Женских русских имен едва ли не пять, и все переводные, включая два придуманных (Светлана и Людмила). Не густо. А в английском?! Любое слово может стать именем. Взять хоть знаменитое ка с точкой в имени Джером К. Джером: это ведь Джером-Клапка Джером. Что за клапка такая? А это была фамилия поборника венгерской независимости. В Англии с ее всемирной отзывчивостью — именем стала, всего один раз, да стала. А гениальный инженер Брюнел? Его звали Изамбард-Кингдом; kingdom по-английски — королевство. Фамилия матери, говорите? Но у него-то это имя собственное, пусть и второе… Свобода в выборе имен — не связана ли она как-то с внутренней народной свободой?
Подготовка к походу на этот раз свелась у нас к экипировке, а в 1969-м мы тренировались: выезжали куда-то под Ленинград, проверяли, хорошо ли взаимодействуем в трудных условиях. Палатки взяли напрокат. Рюкзак особого типа, не из самых простых, а со множеством карманов, у каждого был свой. Запаслись топориками и флягами, шерстяными носками и большими кусками плотного полиэтилена — от дождя (палатку в вагоне не поставишь). Специально изготовленные металлические колья для растягивания палаток остались у нас с прошлого похода.

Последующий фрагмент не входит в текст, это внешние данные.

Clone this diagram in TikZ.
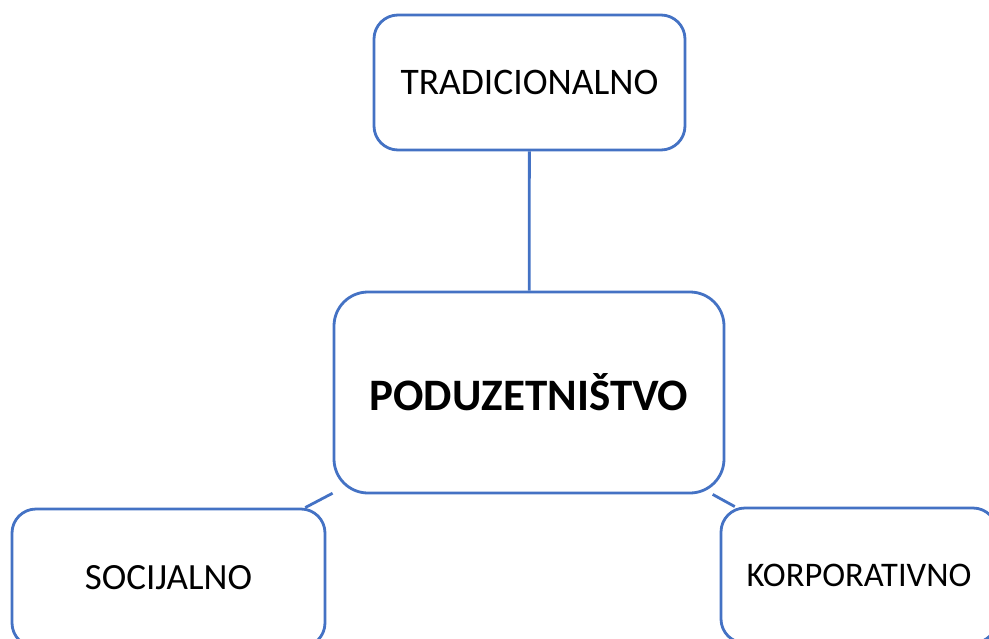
\documentclass[tikz,border=0pt]{standalone}
\usepackage{fontspec}
\setmainfont{Carlito}
\usepackage{xcolor}
\definecolor{frame}{HTML}{4472C4}
\usepackage{tikz}
\usetikzlibrary{positioning}

\begin{document}
\begin{tikzpicture}[
  x=1pt,y=-1pt,
  line width=2.8pt,
  leaf/.style={draw=frame,fill=white,rounded corners=24pt,align=center,
    font=\fontsize{37.5}{42}\selectfont,inner sep=0pt},
  core/.style={draw=frame,fill=white,rounded corners=34pt,align=center,
    font=\fontsize{45}{52}\selectfont\bfseries,inner sep=0pt,
    minimum width=390pt,minimum height=201pt},
  link/.style={draw=frame,line width=2.8pt}
]
\useasboundingbox (0,0) rectangle (989,638);
\clip (0,0) rectangle (989,638);

% Central concept
\node[core] (podu) at (529,392.5) {PODUZETNIŠTVO};

% Three kinds
\node[leaf,minimum width=311pt,minimum height=135pt] (trad) at (529.5,82.5) {TRADICIONALNO};
\node[leaf,minimum width=313pt,minimum height=138pt,font=\fontsize{37}{42}\selectfont] (soc) at (168.5,578) {SOCIJALNO};
\node[leaf,minimum width=276pt,minimum height=135pt,font=\fontsize{34.5}{40}\selectfont] (korp) at (859,575.5) {KORPORATIVNO};

% Links
\draw[link] (trad) -- (podu);
\draw[link] (podu) -- (soc);
\draw[link] (podu) -- (korp);

\end{tikzpicture}
\end{document}
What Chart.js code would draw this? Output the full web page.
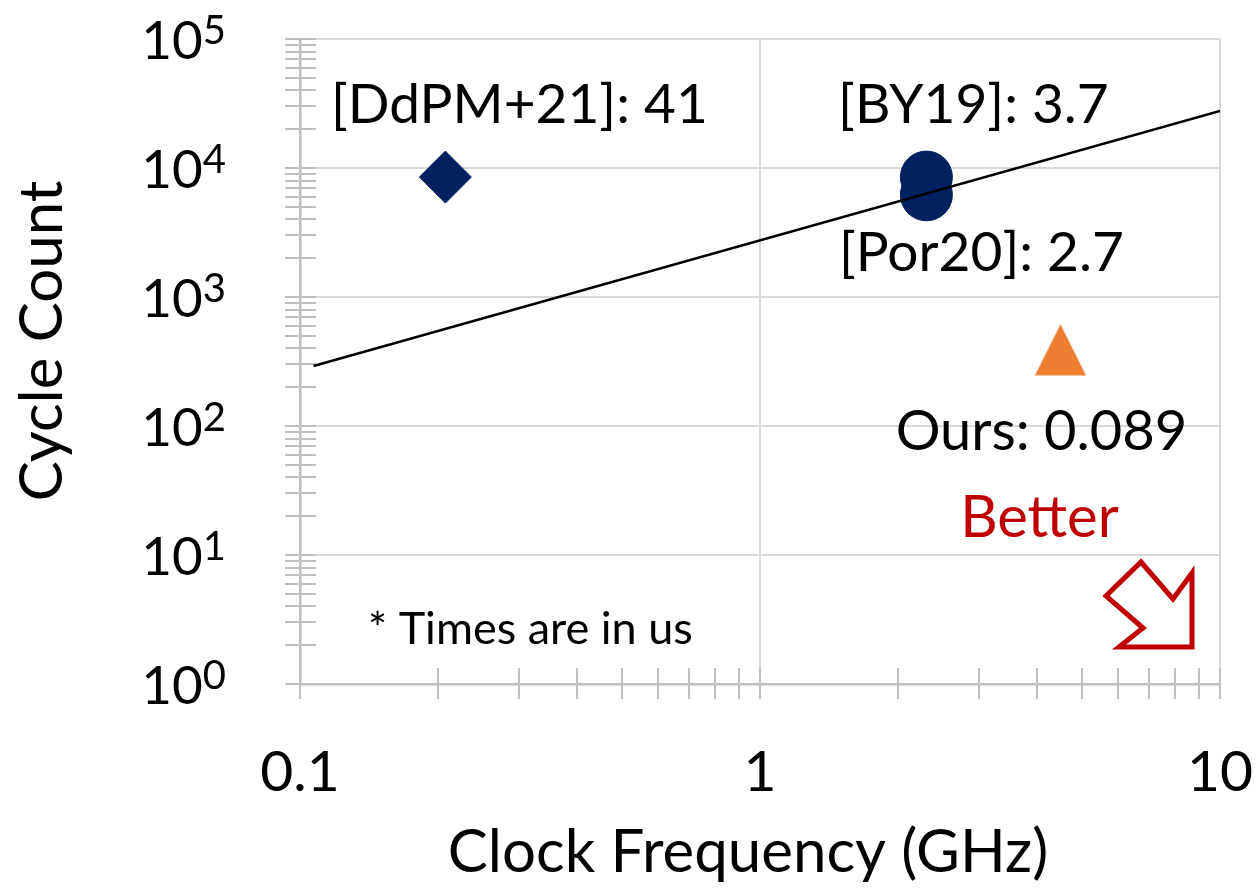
<!DOCTYPE html>
<html><head><meta charset="utf-8">
<script src="https://cdn.jsdelivr.net/npm/chart.js@4.4.0/dist/chart.umd.min.js"></script>
<style>html,body{margin:0;padding:0;background:#fff;}#wrap{width:1256px;height:888px;}</style>
</head><body><div id="wrap"><canvas id="c" width="1256" height="888"></canvas></div>
<script>
// ---- data ----
const ddpmX = [0.207];
const ddpmY = [8500];
const priorX = [2.3, 2.3];
const priorY = [8500, 6200];
const oursX = [4.5];
const oursY = [390];
const trendX = [0.107, 10];
const trendY = [292, 27700];
const pointLabels = ['[DdPM+21]: 41', '[BY19]: 3.7', '[Por20]: 2.7', 'Ours: 0.089'];
const xTickValues = [0.1, 1, 10];
const xTickLabels = ['0.1', '1', '10'];
const yTickValues = [1, 10, 100, 1000, 10000, 100000];
const yTickExponents = ['0', '1', '2', '3', '4', '5'];
const xTitle = 'Clock Frequency (GHz)';
const yTitle = 'Cycle Count';
const noteText = '* Times are in us';
const betterText = 'Better';

// ---- styles ----
const FONT = 'Lato';
const NAVY = '#002060', ORANGE = '#ed7d31', RED = '#c00000';
const GRID = '#d9d9d9', AXIS = '#bfbfbf';

const toPts = (xs, ys) => xs.map((x, i) => ({x: x, y: ys[i]}));
const isPow10 = v => Math.abs(Math.log10(v) - Math.round(Math.log10(v))) < 1e-9;

function logTicks(axis) {
  const lo = Math.floor(Math.log10(axis.min) + 1e-9), hi = Math.round(Math.log10(axis.max));
  const t = [];
  for (let e = lo; e <= hi; e++) {
    for (let k = 1; k <= 9; k++) {
      const v = +(k * Math.pow(10, e)).toPrecision(6);
      if (v >= axis.min * 0.999999 && v <= axis.max * 1.000001) t.push({value: v, major: k === 1});
    }
  }
  axis.ticks = t;
}

// triangle marker image (Excel-style)
const tri = document.createElement('canvas');
tri.width = 52; tri.height = 52;
(function(){const g = tri.getContext('2d'); g.fillStyle = ORANGE; g.beginPath(); g.moveTo(26, 0.5); g.lineTo(51.5, 51.5); g.lineTo(0.5, 51.5); g.closePath(); g.fill();})();

const decor = {
  id: 'decor',
  beforeDatasetsDraw(chart) {
    const ctx = chart.ctx, xs = chart.scales.x, ys = chart.scales.y;
    ctx.save();
    ctx.strokeStyle = AXIS; ctx.lineWidth = 2;
    ys.ticks.forEach(t => {
      const py = Math.round(ys.getPixelForValue(t.value));
      ctx.beginPath(); ctx.moveTo(xs.left - 15, py); ctx.lineTo(xs.left + 16, py); ctx.stroke();
    });
    xs.ticks.forEach(t => {
      const px = Math.round(xs.getPixelForValue(t.value));
      ctx.beginPath(); ctx.moveTo(px, ys.bottom - 16); ctx.lineTo(px, ys.bottom + 15); ctx.stroke();
    });
    ctx.restore();
  },
  afterDraw(chart) {
    const ctx = chart.ctx, xs = chart.scales.x, ys = chart.scales.y, a = chart.chartArea;
    ctx.save();
    ctx.fillStyle = '#000';
    ctx.textBaseline = 'alphabetic';
    // x tick labels
    ctx.font = '57px ' + FONT; ctx.textAlign = 'center';
    xTickValues.forEach((v, i) => ctx.fillText(xTickLabels[i], xs.getPixelForValue(v), a.bottom + 107));
    // y tick labels with superscript exponent
    yTickValues.forEach((v, i) => {
      const py = ys.getPixelForValue(v);
      ctx.font = '40px ' + FONT; const sw = ctx.measureText(yTickExponents[i]).width;
      ctx.textAlign = 'right';
      ctx.fillText(yTickExponents[i], 226, py + 5);
      ctx.font = '53px ' + FONT;
      ctx.fillText('10', 226 - sw, py + 20);
    });
    // axis titles
    ctx.font = '60px ' + FONT; ctx.textAlign = 'center';
    ctx.fillText(xTitle, 748, 872);
    ctx.save(); ctx.translate(62, 341); ctx.rotate(-Math.PI / 2); ctx.fillText(yTitle, 0, 0); ctx.restore();
    // point labels
    ctx.font = '55px ' + FONT;
    const d = chart.getDatasetMeta(1).data[0], p = chart.getDatasetMeta(2).data, o = chart.getDatasetMeta(3).data[0];
    ctx.fillText(pointLabels[0], d.x + 74, d.y - 54);
    ctx.fillText(pointLabels[1], p[0].x + 47, p[0].y - 54);
    ctx.fillText(pointLabels[2], p[1].x + 55, p[1].y + 76);
    ctx.font = '56px ' + FONT;
    ctx.fillText(pointLabels[3], o.x - 19, o.y + 100);
    // Better
    ctx.fillStyle = RED;
    ctx.font = '58px ' + FONT;
    ctx.fillText(betterText, o.x - 21, o.y + 187);
    // note
    ctx.fillStyle = '#000'; ctx.font = '45px ' + FONT; ctx.textAlign = 'left';
    ctx.fillText(noteText, a.left + 68, a.bottom - 40);
    // hollow arrow
    const ax = a.right, ay = a.bottom;
    const poly = [[-28, -111], [-28, -37], [-101, -37], [-77, -56], [-114, -88], [-79, -122], [-47, -85]];
    ctx.beginPath();
    poly.forEach((q, i) => i ? ctx.lineTo(ax + q[0], ay + q[1]) : ctx.moveTo(ax + q[0], ay + q[1]));
    ctx.closePath();
    ctx.fillStyle = '#fff'; ctx.fill();
    ctx.strokeStyle = RED; ctx.lineWidth = 5; ctx.lineJoin = 'miter'; ctx.stroke();
    ctx.restore();
  }
};

new Chart(document.getElementById('c'), {
  type: 'scatter',
  data: {
    datasets: [
      {label: 'trend', data: toPts(trendX, trendY), showLine: true, borderColor: '#000', borderWidth: 2.5, pointRadius: 0, fill: false},
      {label: 'DdPM+21', data: toPts(ddpmX, ddpmY), pointStyle: 'rectRot', pointRadius: 26, backgroundColor: NAVY, borderColor: NAVY, borderWidth: 1},
      {label: 'prior', data: toPts(priorX, priorY), pointStyle: 'circle', pointRadius: 26, backgroundColor: NAVY, borderColor: NAVY, borderWidth: 1},
      {label: 'ours', data: toPts(oursX, oursY), pointStyle: tri, pointRadius: 26, backgroundColor: ORANGE, borderWidth: 0}
    ]
  },
  options: {
    responsive: false,
    animation: false,
    events: [],
    layout: {padding: {top: 39, right: 36, left: 0, bottom: 0}},
    plugins: {legend: {display: false}, tooltip: {enabled: false}},
    scales: {
      x: {
        type: 'logarithmic', min: 0.1, max: 10,
        afterBuildTicks: logTicks,
        afterFit: s => { s.height = 204; },
        ticks: {display: false, autoSkip: false},
        grid: {drawTicks: false, lineWidth: 2, color: c => (c.tick && isPow10(c.tick.value)) ? GRID : 'rgba(0,0,0,0)'},
        border: {display: true, color: AXIS, width: 2.5}
      },
      y: {
        type: 'logarithmic', min: 1, max: 100000,
        afterBuildTicks: logTicks,
        afterFit: s => { s.width = 300; },
        ticks: {display: false, autoSkip: false},
        grid: {drawTicks: false, lineWidth: 2, color: c => (c.tick && isPow10(c.tick.value)) ? GRID : 'rgba(0,0,0,0)'},
        border: {display: true, color: AXIS, width: 2.5}
      }
    }
  },
  plugins: [decor]
});
</script></body></html>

Выехали 16 июля 1971 года, — хм, в 18:10. Я вел дневник, происходившее записывал по часам и минутам. Этот гейзер педантизма в 1971 году прекрасно показывает, в каком перевозбужденном (хоть и сдержанном, загнанном под ногти) состоянии я пребывал, как был наэлектризован. Чем? Стихами. Постоянным присутствием аониды.